There are, thankfully, a handful of breeders with the bankrolls to allow them to breed as if this were the sport of kings. Aside from those with an HRH, HRM, or similar title attached to their names (indicating that, yes Bessie, these really are the kings and queens of sport), the breeders with an inclination to try their hands at this most difficult and demanding portion of the fascinating world of horse breeding include names such as Phipps and Farish.

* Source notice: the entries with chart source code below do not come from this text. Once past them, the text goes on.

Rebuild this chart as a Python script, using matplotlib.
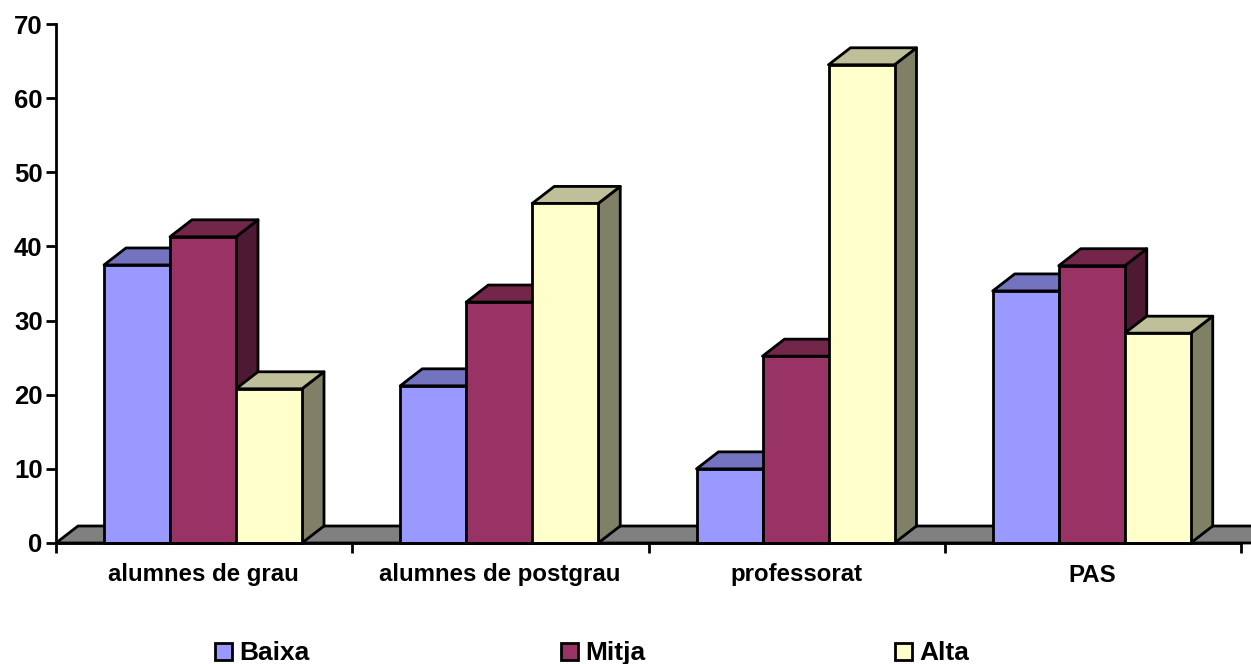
import matplotlib
matplotlib.use('Agg')
import matplotlib.pyplot as plt
from matplotlib.patches import Polygon, Rectangle

categories = ['alumnes de grau', 'alumnes de postgrau', 'professorat', 'PAS']
series_names = ['Baixa', 'Mitja', 'Alta']
baixa = [37.5, 21.2, 10.0, 34.0]
mitja = [41.3, 32.5, 25.2, 37.4]
alta = [20.8, 45.8, 64.5, 28.3]
y_ticks = [0, 10, 20, 30, 40, 50, 60, 70]

front_colors = ['#9999FF', '#993366', '#FFFFCC']
top_colors = ['#7373BF', '#732649', '#BFBF99']
side_colors = ['#4D4D80', '#4D1933', '#808066']

W, H = 1251, 664
plt.rcParams['font.family'] = ['Liberation Sans', 'DejaVu Sans']
plt.rcParams['font.weight'] = 'bold'

fig = plt.figure(figsize=(W / 100, H / 100), dpi=100)
ax = fig.add_axes([56 / W, 1 - 543 / H, 1185 / W, 519 / H])
ax.set_xlim(0, 4)
ax.set_ylim(0, 70)

LW = 2.0
dx = 22 / 296.25
dy = 17 / (519 / 70)
bar_w = 66 / 296.25
start = 48 / 296.25


def poly(points, color, z):
    ax.add_patch(Polygon(points, closed=True, facecolor=color, edgecolor='black',
                         linewidth=LW, joinstyle='round', clip_on=False, zorder=z))


# grey floor, runs off the right edge of the picture
poly([(0, 0), (dx, dy), (4.2, dy), (4.2 - dx, 0)], '#808080', 1)

for i in range(len(categories)):
    for j, values in enumerate([baixa, mitja, alta]):
        x0 = i + start + j * bar_w
        x1 = x0 + bar_w
        v = values[i]
        z = 2 + i + j * 0.1
        poly([(x1, 0), (x1 + dx, dy), (x1 + dx, v + dy), (x1, v)], side_colors[j], z)
        poly([(x0, v), (x0 + dx, v + dy), (x1 + dx, v + dy), (x1, v)], top_colors[j], z)
    for j, values in enumerate([baixa, mitja, alta]):
        x0 = i + start + j * bar_w
        ax.bar(x0, values[i], bar_w, align='edge', color=front_colors[j], edgecolor='black',
               linewidth=LW, zorder=2.5 + i + j * 0.1, clip_on=False)

for s in ['top', 'right']:
    ax.spines[s].set_visible(False)
for s in ['left', 'bottom']:
    ax.spines[s].set_linewidth(LW)
    ax.spines[s].set_zorder(20)

ax.set_yticks(y_ticks)
ax.tick_params(axis='y', length=7.2, width=LW, labelsize=18.5, pad=2.5)
ax.set_xticks(range(5))
ax.set_xticklabels([])
ax.tick_params(axis='x', length=7.2, width=LW)

for i, name in enumerate(categories):
    fig.text((55.5 + (i + 0.5) * 296.25) / W, 1 - 575 / H, name, ha='center', va='center',
             fontsize=17.3, fontweight='bold')

# legend, spaced unevenly like the original
legend_x = [215, 561, 895]
for x, name, color in zip(legend_x, series_names, front_colors):
    fig.add_artist(Rectangle((x / W, 1 - 660 / H), 17 / W, 17 / H, transform=fig.transFigure,
                             facecolor=color, edgecolor='black', linewidth=LW))
    fig.text((x + 24) / W, 1 - 653 / H, name, ha='left', va='center', fontsize=19, fontweight='bold')

fig.savefig('out.png', dpi=100)
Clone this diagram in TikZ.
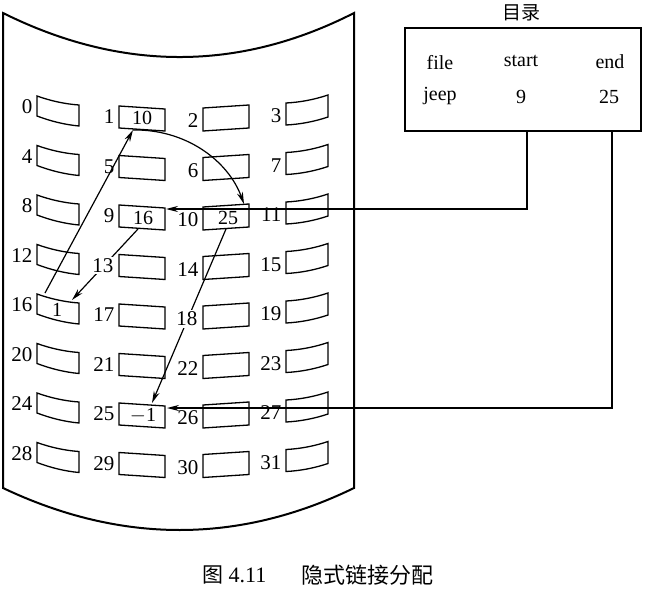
\documentclass[tikz,border=0pt]{standalone}
\usepackage{fontspec}
\setmainfont{Liberation Serif}
\newfontfamily\cjk{Noto Sans CJK SC}
\usetikzlibrary{arrows.meta}
\begin{document}
\begin{tikzpicture}[x=1pt,y=-1pt,
  disk/.style={line width=2pt},
  blk/.style={line width=1.3pt},
  conn/.style={line width=1.2pt,-{Stealth[length=12pt,width=6pt]}},
  num/.style={font=\fontsize{21}{21}\selectfont,inner sep=0.5pt,anchor=east},
  inb/.style={font=\fontsize{20}{20}\selectfont,inner sep=0pt},
  dir/.style={font=\fontsize{20}{20}\selectfont,inner sep=0pt},
  cut/.style={fill=white,inner sep=1.5pt}]
\useasboundingbox (0,0) rectangle (645,591);
% disk outline
\draw[disk] (3,13) -- (3,488) .. controls (121,544) and (239,544) .. (354,488)
  -- (354,13) .. controls (239,71.7) and (121,71.7) .. (3,13) -- cycle;
% blocks
\foreach \r in {0,...,7}{
  \pgfmathsetmacro{\d}{\r*49.5}
  \draw[blk] (37,96+\d) .. controls (51,101+\d) and (65,104+\d) .. (79,105+\d)
    -- (79,126+\d) .. controls (65,124.7+\d) and (51,121.3+\d) .. (37,116+\d) -- cycle;
  \draw[blk] (119,106+\d) -- (165,109+\d) -- (165,131+\d) -- (119,128+\d) -- cycle;
  \draw[blk] (203,108+\d) -- (249,105+\d) -- (249,128+\d) -- (203,131+\d) -- cycle;
  \draw[blk] (286,103+\d) .. controls (300,102.3+\d) and (314,99.7+\d) .. (328,95+\d)
    -- (328,117+\d) .. controls (314,121.7+\d) and (300,124.3+\d) .. (286,125+\d) -- cycle;
}
% block contents
\node[inb] (t1) at (142,118) {10};
\node[inb] (t9) at (143,218) {16};
\node[inb] (t10) at (228,218) {25};
\node[inb] (t16) at (57,310) {1};
\node[inb] (t25) at (143,416) {$-$1};
% directory
\node[font=\cjk\fontsize{19}{19}\selectfont,inner sep=0pt] (dtitle) at (521,13) {目录};
\draw[line width=1.7pt] (405,28) rectangle (641,131);
\node[dir] (dfile) at (440,63) {file};
\node[dir] (dstart) at (521,61) {start};
\node[dir] (dend) at (610,62) {end};
\node[dir] (djeep) at (440,96) {jeep};
\node[dir] (d9) at (521,97) {9};
\node[dir] (d25) at (609,97) {25};
% connection points
\coordinate (s16) at (45,293);
\coordinate (b1) at (133,130);
\coordinate (b10) at (244,204);
\coordinate (r9) at (166,209);
\coordinate (b9) at (138,229);
\coordinate (tr16) at (72,300);
\coordinate (b10s) at (226,229);
\coordinate (t25top) at (152,403);
\coordinate (r25) at (167,408);
\coordinate (ds) at (527,131);
\coordinate (de) at (612,131);
% connectors
\draw[conn] (s16) -- (b1);
\draw[conn] (b1) .. controls (185,129) and (228,160) .. (b10);
\draw[conn] (ds) |- (r9);
\draw[conn] (b9) -- (tr16);
\draw[conn] (b10s) -- (t25top);
\draw[conn] (de) |- (r25);
% labels
\foreach \r in {0,...,7}{
  \pgfmathsetmacro{\d}{\r*49.5}
  \pgfmathtruncatemacro{\a}{\r*4}
  \pgfmathtruncatemacro{\b}{\r*4+1}
  \pgfmathtruncatemacro{\c}{\r*4+2}
  \pgfmathtruncatemacro{\e}{\r*4+3}
  \node[num] (l\a) at (33,107+\d) {\a};
  \ifnum\b=13 \node[num,cut] (l\b) at (115,117+\d) {\b};
  \else \node[num] (l\b) at (115,117+\d) {\b}; \fi
  \ifnum\c=18 \node[num,cut] (l\c) at (199,121+\d) {\c};
  \else \node[num] (l\c) at (199,121+\d) {\c}; \fi
  \node[num] (l\e) at (282,116+\d) {\e};
}
% caption
\node[font=\cjk\fontsize{21}{21}\selectfont,inner sep=0pt] (cap1) at (213,575) {图};
\node[font=\fontsize{22}{22}\selectfont,inner sep=0pt] (cap2) at (247.5,575) {4.11};
\node[font=\cjk\fontsize{22}{22}\selectfont,inner sep=0pt] (cap3) at (367.5,575) {隐式链接分配};
\end{tikzpicture}
\end{document}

The latter breeder, Will Farish, co-bred and raced Horse of the Year Mineshaft, an elegant and somewhat late-maturing son of AP Indy out of the splendid Mr. Prospector mare Prospectors Delite. A top-class racer, Mineshaft was shaped like a true classic horse, and his mechanical excellence indicated that he would have a reasonable chance to sire the same, if he collided with enough suitable mares of the proper type.

The issue for most of these young classic sires is getting enough of the mares who are the proper type. One who is the right sort is Alabama Stakes winner Pretty Discreet, the dam of Discreetly Mine, winner of the G2 Risen Star Stakes at Fair Grounds on Saturday. The progressive colt had finished second in the Futurity and the Champagne at Belmont last fall when he was getting his wheels rolling and is a long-striding colt who looks a legitimate classic prospect.

Pretty Discreet is also the dam of G1 winner Discreet Cat (by Forestry), now a promising young sire for Darley, and she is by the important sire Private Account, who was bred and raced by Ogden Phipps.